I wanted to understand that deeper, so I started reading books on physics from the library. But it was very hard to find books on synthesis – this was West Virginia, mind you. So, it was through this experience I decided I was going to find an ARP 2600, and something just clicked. In my mind’s eye I even visualized how I would make patches on it before I even got it, having a little bit of relevant experience having had the Odyssey.  And so, I met this guy, the Synth Locater at this Expo, and he was so nice to me.

I was really passionate about it, and I think it caught him off guard because no one was really asking about these things at the time, but I had to find an ARP 2600. This was 1990, maybe? And he had so much crazy stuff, Mellotrons, KORGs, Moogs. This was the time that everyone was getting rid of this stuff, so he capitalized on that. He let me experience the 2600 and let me play one before I considered really buying it.

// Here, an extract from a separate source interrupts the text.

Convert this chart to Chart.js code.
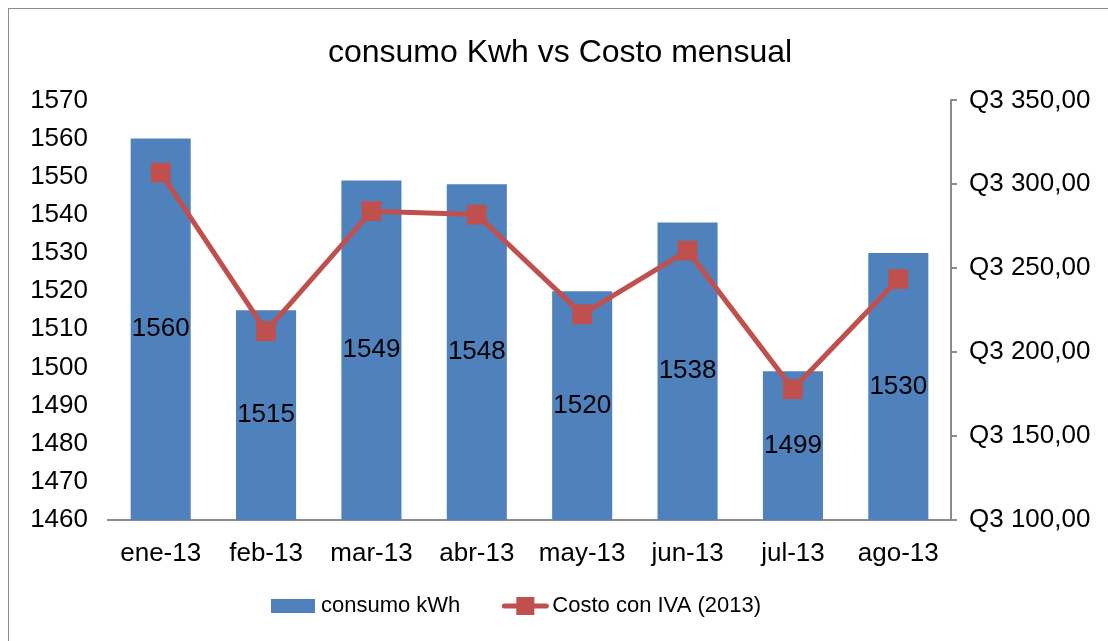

So, I played one and maybe a month, two months later, he called me and told me he had a 2600 for me [for sale]. He told me the price, I made a down payment and he was kind enough to give me the manual with it. The manual for the 2600 was an amazing resource for synthesis, as good as anything out there. It really had style to it that was a great education, even before I got it in my hands. So, I got it home and basically locked myself in my little tiny house, really went to town on it and really learned it. I created a piece on it called “Correlative Moods” that I actually just re-released for the Alan R. Pearlman Foundation. I was able to really achieve that astral experience in sound, at least a touch of it.

Eventually I got a pair of them [2600’s] and that’s how I learned modular synthesis. Getting to learn how to use it musically, as an expressive instrument…

I think that’s important, because there are a lot of synth videos out there on YouTube where they demonstrate instruments but don’t play any music on them. They just go through what each oscillator sounds like, and then maybe some filter sweeps. But that’s not music. I think that’s why people gravitate towards your videos because you show what these instruments can do in the context of real musical playing and expression.

Well, I’m not really a critic. I know that I have my own personal approach to it, and I like a combination of very technical sound design and development, but the goal is to make an impression, musically, sonically. I love to play melodically…to play with heart. That’s really it. I love soulful music; I like music that makes me feel like I’m listening to the person, not the instrument. That’s what it’s really about.

I want people to listen to my albums and get lost in it. And get more self-aware of where they’re at, at the time, listening. I’m creating a forest for them to explore in. That’s how I feel about it.

What does your current recording setup look like?

It’s very much a marriage of both analog and digital. There’s usually a mixture, very rarely do I something all-digital. But I look at a tape machine as a canvas. The computer is awesome…but there are so many options. When I’m sitting at a tape machine, I look at it like my piano. Even if it doesn’t wind up being the finished product, it will definitely pull out so many different things out of me like a muse…

I’m an analog-at-heart person. I’ll start there and perhaps finish it on the computer, and I feel that’s a good marriage.